Due dates are calculated on the average gestation of 283 days. Jerseys can calve a little earlier than other breeds and generally bull calves go a little over and heifer calves can be a little under. This seems to have run true here with exceptions of course.
Meanwhile we keep on checking for signs of calving (tail up, restless behavior like getting up and down, pawing the ground, straining, clear discharge, switching her feet back and forth on her back feet, going off and laying by herself and not chewing her cud, coming up to eat when fed but then going back to lay down besides the filling up of the udder and even dripping milk).
We take the calf as soon as it's born and bring it in the house to get completely dry and then milk the cow to get the first bottle for the baby. Once the calf is dry and fed, it will go out to the barn in one of the clean stalls where it will stay for the first few days before moving its own calf hut and pen.

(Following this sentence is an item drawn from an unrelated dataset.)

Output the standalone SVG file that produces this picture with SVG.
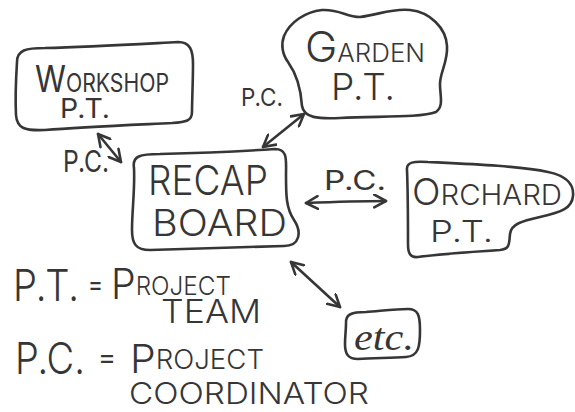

The cow goes into the milking herd, right back into her old routine. Taking the calf before the cow and calf bond helps this process go pretty uneventful for them. Bonding doesn't end up happening even though the cow is drawn to lick the fluids off the calf and even the ground where she delivered the calf. We don't let that bonding process happen so we can bottle raise the baby and milk the cow.
Dairy cows can give much more milk than the calf needs and the most efficient way we have experienced to get the milk and tame the calf is to do it this way. Cows settle down with their herd mates and the calf does fine getting the bottle from us from the start.
Some of our top Jerseys give 8 gallons a day and a calf gets 1 gallon a day at first (and then works up to almost 2 by 4-8 weeks old, depending on size). We continue to bottle feed up to 6 months as long as we have plenty of milk (they really don't need milk past 4 months as long as they have grain and hay, some even wean at 2 months).